WHAT THE TASK REQUIRES
Output every line of the material exactly, omitting images.

DATA BLOCK
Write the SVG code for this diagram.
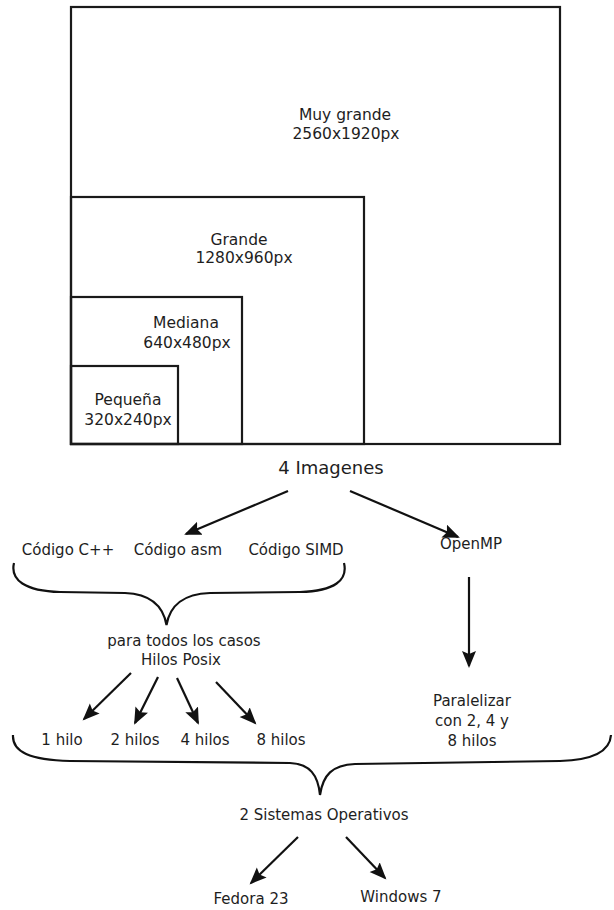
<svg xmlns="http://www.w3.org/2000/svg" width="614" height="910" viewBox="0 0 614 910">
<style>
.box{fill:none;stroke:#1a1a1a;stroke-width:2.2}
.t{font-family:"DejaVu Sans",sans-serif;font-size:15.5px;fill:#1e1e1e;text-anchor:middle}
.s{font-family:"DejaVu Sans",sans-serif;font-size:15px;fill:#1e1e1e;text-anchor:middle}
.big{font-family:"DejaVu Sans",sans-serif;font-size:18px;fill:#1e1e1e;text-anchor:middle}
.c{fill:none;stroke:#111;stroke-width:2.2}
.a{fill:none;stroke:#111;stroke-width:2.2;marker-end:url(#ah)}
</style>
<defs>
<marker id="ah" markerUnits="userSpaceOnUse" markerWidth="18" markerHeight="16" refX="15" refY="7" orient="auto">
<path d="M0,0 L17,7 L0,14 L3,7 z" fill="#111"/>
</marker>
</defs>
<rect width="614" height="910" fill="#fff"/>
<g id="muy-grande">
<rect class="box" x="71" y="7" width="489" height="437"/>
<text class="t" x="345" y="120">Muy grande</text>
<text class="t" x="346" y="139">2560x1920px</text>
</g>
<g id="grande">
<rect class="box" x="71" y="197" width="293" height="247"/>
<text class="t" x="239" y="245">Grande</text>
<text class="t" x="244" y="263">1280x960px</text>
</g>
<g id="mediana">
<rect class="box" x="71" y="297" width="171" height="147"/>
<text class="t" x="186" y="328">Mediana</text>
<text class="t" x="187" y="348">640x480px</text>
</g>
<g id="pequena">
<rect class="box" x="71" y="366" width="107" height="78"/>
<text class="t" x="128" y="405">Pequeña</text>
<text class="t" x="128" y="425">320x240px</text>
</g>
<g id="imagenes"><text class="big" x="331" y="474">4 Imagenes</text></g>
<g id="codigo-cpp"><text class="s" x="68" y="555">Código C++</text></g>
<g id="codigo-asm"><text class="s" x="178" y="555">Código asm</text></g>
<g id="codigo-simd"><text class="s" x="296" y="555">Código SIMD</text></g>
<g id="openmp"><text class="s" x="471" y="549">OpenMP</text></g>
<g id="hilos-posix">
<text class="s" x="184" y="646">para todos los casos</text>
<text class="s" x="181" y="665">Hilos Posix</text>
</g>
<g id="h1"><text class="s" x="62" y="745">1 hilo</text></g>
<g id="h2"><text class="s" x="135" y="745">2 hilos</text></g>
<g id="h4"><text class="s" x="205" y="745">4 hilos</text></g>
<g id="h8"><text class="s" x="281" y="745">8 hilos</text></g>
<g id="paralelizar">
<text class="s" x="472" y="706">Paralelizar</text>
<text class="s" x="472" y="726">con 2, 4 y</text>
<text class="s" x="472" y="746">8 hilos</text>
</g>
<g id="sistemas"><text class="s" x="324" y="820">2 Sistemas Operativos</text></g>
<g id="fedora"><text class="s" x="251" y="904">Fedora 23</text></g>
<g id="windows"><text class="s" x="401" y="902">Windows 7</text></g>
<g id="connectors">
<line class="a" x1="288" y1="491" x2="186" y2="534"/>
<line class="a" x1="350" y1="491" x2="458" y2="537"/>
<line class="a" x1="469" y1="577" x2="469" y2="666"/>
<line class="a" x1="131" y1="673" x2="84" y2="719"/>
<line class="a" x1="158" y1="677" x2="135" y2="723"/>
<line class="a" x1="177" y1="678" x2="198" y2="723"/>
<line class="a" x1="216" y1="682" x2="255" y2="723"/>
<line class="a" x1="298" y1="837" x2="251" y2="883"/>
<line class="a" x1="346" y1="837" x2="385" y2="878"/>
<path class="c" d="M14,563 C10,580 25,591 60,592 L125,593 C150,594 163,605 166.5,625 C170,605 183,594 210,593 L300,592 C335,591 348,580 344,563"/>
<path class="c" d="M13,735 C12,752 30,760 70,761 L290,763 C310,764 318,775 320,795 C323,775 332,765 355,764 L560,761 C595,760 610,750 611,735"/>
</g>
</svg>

REPLY
Write the SVG code for this diagram.
<svg xmlns="http://www.w3.org/2000/svg" width="614" height="910" viewBox="0 0 614 910">
<style>
.box{fill:none;stroke:#1a1a1a;stroke-width:2.2}
.t{font-family:"DejaVu Sans",sans-serif;font-size:15.5px;fill:#1e1e1e;text-anchor:middle}
.s{font-family:"DejaVu Sans",sans-serif;font-size:15px;fill:#1e1e1e;text-anchor:middle}
.big{font-family:"DejaVu Sans",sans-serif;font-size:18px;fill:#1e1e1e;text-anchor:middle}
.c{fill:none;stroke:#111;stroke-width:2.2}
.a{fill:none;stroke:#111;stroke-width:2.2;marker-end:url(#ah)}
</style>
<defs>
<marker id="ah" markerUnits="userSpaceOnUse" markerWidth="18" markerHeight="16" refX="15" refY="7" orient="auto">
<path d="M0,0 L17,7 L0,14 L3,7 z" fill="#111"/>
</marker>
</defs>
<rect width="614" height="910" fill="#fff"/>
<g id="muy-grande">
<rect class="box" x="71" y="7" width="489" height="437"/>
<text class="t" x="345" y="120">Muy grande</text>
<text class="t" x="346" y="139">2560x1920px</text>
</g>
<g id="grande">
<rect class="box" x="71" y="197" width="293" height="247"/>
<text class="t" x="239" y="245">Grande</text>
<text class="t" x="244" y="263">1280x960px</text>
</g>
<g id="mediana">
<rect class="box" x="71" y="297" width="171" height="147"/>
<text class="t" x="186" y="328">Mediana</text>
<text class="t" x="187" y="348">640x480px</text>
</g>
<g id="pequena">
<rect class="box" x="71" y="366" width="107" height="78"/>
<text class="t" x="128" y="405">Pequeña</text>
<text class="t" x="128" y="425">320x240px</text>
</g>
<g id="imagenes"><text class="big" x="331" y="474">4 Imagenes</text></g>
<g id="codigo-cpp"><text class="s" x="68" y="555">Código C++</text></g>
<g id="codigo-asm"><text class="s" x="178" y="555">Código asm</text></g>
<g id="codigo-simd"><text class="s" x="296" y="555">Código SIMD</text></g>
<g id="openmp"><text class="s" x="471" y="549">OpenMP</text></g>
<g id="hilos-posix">
<text class="s" x="184" y="646">para todos los casos</text>
<text class="s" x="181" y="665">Hilos Posix</text>
</g>
<g id="h1"><text class="s" x="62" y="745">1 hilo</text></g>
<g id="h2"><text class="s" x="135" y="745">2 hilos</text></g>
<g id="h4"><text class="s" x="205" y="745">4 hilos</text></g>
<g id="h8"><text class="s" x="281" y="745">8 hilos</text></g>
<g id="paralelizar">
<text class="s" x="472" y="706">Paralelizar</text>
<text class="s" x="472" y="726">con 2, 4 y</text>
<text class="s" x="472" y="746">8 hilos</text>
</g>
<g id="sistemas"><text class="s" x="324" y="820">2 Sistemas Operativos</text></g>
<g id="fedora"><text class="s" x="251" y="904">Fedora 23</text></g>
<g id="windows"><text class="s" x="401" y="902">Windows 7</text></g>
<g id="connectors">
<line class="a" x1="288" y1="491" x2="186" y2="534"/>
<line class="a" x1="350" y1="491" x2="458" y2="537"/>
<line class="a" x1="469" y1="577" x2="469" y2="666"/>
<line class="a" x1="131" y1="673" x2="84" y2="719"/>
<line class="a" x1="158" y1="677" x2="135" y2="723"/>
<line class="a" x1="177" y1="678" x2="198" y2="723"/>
<line class="a" x1="216" y1="682" x2="255" y2="723"/>
<line class="a" x1="298" y1="837" x2="251" y2="883"/>
<line class="a" x1="346" y1="837" x2="385" y2="878"/>
<path class="c" d="M14,563 C10,580 25,591 60,592 L125,593 C150,594 163,605 166.5,625 C170,605 183,594 210,593 L300,592 C335,591 348,580 344,563"/>
<path class="c" d="M13,735 C12,752 30,760 70,761 L290,763 C310,764 318,775 320,795 C323,775 332,765 355,764 L560,761 C595,760 610,750 611,735"/>
</g>
</svg>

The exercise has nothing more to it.